• [The problem]:
In the listing that follows, retype every line from the first through the one containing "const guideC = [[0, 2.5], [61.5, 2.5], [61.5, 0]]". Pictures are to be left out.

+++

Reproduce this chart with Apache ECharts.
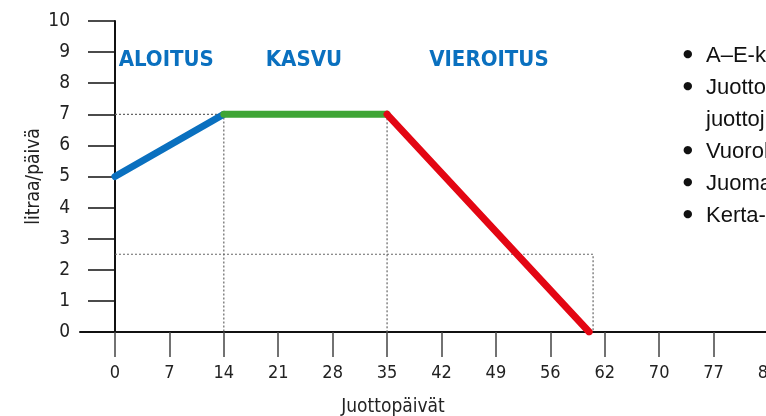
<!DOCTYPE html>
<html>
<head>
<meta charset="utf-8">
<script src="https://cdn.jsdelivr.net/npm/echarts@6/dist/echarts.min.js"></script>
<style>
  html, body { margin: 0; padding: 0; background: #fff; }
  #chart { width: 766px; height: 416px; }
</style>
</head>
<body>
<div id="chart"></div>
<script>
// juottokäyrä: päivät ja litraa/päivä
const days = [0, 14, 35, 61]
const litres = [5, 7, 7, 0]

// x-akselin tikit ja niiden tekstit (alkuperäisessä "62")
const tickValues = [0, 7, 14, 21, 28, 35, 42, 49, 56, 63, 70, 77, 84]
const tickLabels = ['0', '7', '14', '21', '28', '35', '42', '49', '56', '62', '70', '77', '84']

// apuviivat (pisteviivat)
const guideA = [[0, 7], [14, 7], [14, 0]]
const guideB = [[35, 7], [35, 0]]
const guideC = [[0, 2.5], [61.5, 2.5], [61.5, 0]]

// vaiheiden nimet
const phaseNames = ['ALOITUS', 'KASVU', 'VIEROITUS']
const phaseDays = [6.6, 24.3, 48.1]
const phaseLevel = 8.75

// oikean reunan luettelo (leikkautuu reunaan)
const noteLines = ['A–E-k', 'Juotto', 'juottoj', 'Vuorok', 'Juoma', 'Kerta-']
const noteBullets = [true, true, false, true, true, true]

const narrow = "'Liberation Sans Narrow', 'DejaVu Sans Condensed', sans-serif"
const blue = '#0a70bf'

const myChart = echarts.init(document.getElementById('chart'))

const seg = (i) => [[days[i], litres[i]], [days[i + 1], litres[i + 1]]]

const lineSeries = (data, color) => ({
  type: 'line',
  data: data,
  showSymbol: false,
  silent: true,
  z: 5,
  lineStyle: { color: color, width: 7, cap: 'round', join: 'round' }
})

const guideSeries = (data) => ({
  type: 'line',
  data: data,
  showSymbol: false,
  silent: true,
  z: 2,
  lineStyle: { color: '#666', width: 1.2, type: [2, 2] }
})

const option = {
  animation: false,
  backgroundColor: '#fff',
  grid: { left: 80, top: 21, width: 688, height: 311, outerBoundsMode: 'none' },
  xAxis: {
    type: 'value',
    min: -4.5,
    max: 84,
    splitLine: { show: false },
    axisLine: { onZero: false, lineStyle: { color: '#111', width: 2 } },
    axisTick: {
      customValues: tickValues,
      length: 25,
      lineStyle: { color: '#444', width: 1.5 }
    },
    axisLabel: {
      customValues: tickValues,
      margin: 32,
      color: '#222',
      fontFamily: narrow,
      fontSize: 18,
      formatter: (v) => tickLabels[tickValues.indexOf(v)]
    }
  },
  yAxis: {
    type: 'value',
    min: 0,
    max: 10,
    interval: 1,
    name: 'litraa/päivä',
    nameLocation: 'middle',
    nameGap: 36,
    nameMoveOverlap: false,
    nameTextStyle: { color: '#222', fontFamily: narrow, fontSize: 19 },
    splitLine: { show: false },
    axisLine: { onZero: true, lineStyle: { color: '#111', width: 2 } },
    axisTick: { length: 27, lineStyle: { color: '#111', width: 1.5 } },
    axisLabel: { margin: 10, color: '#222', fontFamily: narrow, fontSize: 19 }
  },
  graphic: [
    {
      type: 'text',
      x: 393,
      y: 398,
      style: { text: 'Juottopäivät', font: "19px " + narrow, fill: '#222', align: 'center' }
    },
    {
      type: 'text',
      x: 683,
      y: 38,
      style: {
        text: noteBullets.map(b => b ? '●' : '').join('\n'),
        font: "11px 'DejaVu Sans', sans-serif",
        lineHeight: 32,
        fill: '#111'
      }
    },
    {
      type: 'text',
      x: 706,
      y: 40,
      style: {
        text: noteLines.join('\n'),
        font: "22px 'Liberation Sans', sans-serif",
        lineHeight: 32,
        fill: '#111'
      }
    }
  ],
  series: [
    guideSeries(guideA),
    guideSeries(guideB),
    guideSeries(guideC),
    lineSeries(seg(0), '#0a70bf'),
    lineSeries(seg(1), '#3fa535'),
    lineSeries(seg(2), '#e30613'),
    {
      type: 'scatter',
      symbolSize: 0,
      silent: true,
      itemStyle: { opacity: 1 },
      data: phaseNames.map((n, i) => ({ name: n, value: [phaseDays[i], phaseLevel] })),
      label: {
        show: true,
        position: 'inside',
        formatter: '{b}',
        color: blue,
        opacity: 1,
        fontFamily: narrow,
        fontWeight: 'bold',
        fontSize: 22
      }
    }
  ]
}

option && myChart.setOption(option)
</script>
</body>
</html>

+++

• [Task response]:
Reproduce this chart with Apache ECharts.
<!DOCTYPE html>
<html>
<head>
<meta charset="utf-8">
<script src="https://cdn.jsdelivr.net/npm/echarts@6/dist/echarts.min.js"></script>
<style>
  html, body { margin: 0; padding: 0; background: #fff; }
  #chart { width: 766px; height: 416px; }
</style>
</head>
<body>
<div id="chart"></div>
<script>
// juottokäyrä: päivät ja litraa/päivä
const days = [0, 14, 35, 61]
const litres = [5, 7, 7, 0]

// x-akselin tikit ja niiden tekstit (alkuperäisessä "62")
const tickValues = [0, 7, 14, 21, 28, 35, 42, 49, 56, 63, 70, 77, 84]
const tickLabels = ['0', '7', '14', '21', '28', '35', '42', '49', '56', '62', '70', '77', '84']

// apuviivat (pisteviivat)
const guideA = [[0, 7], [14, 7], [14, 0]]
const guideB = [[35, 7], [35, 0]]
const guideC = [[0, 2.5], [61.5, 2.5], [61.5, 0]]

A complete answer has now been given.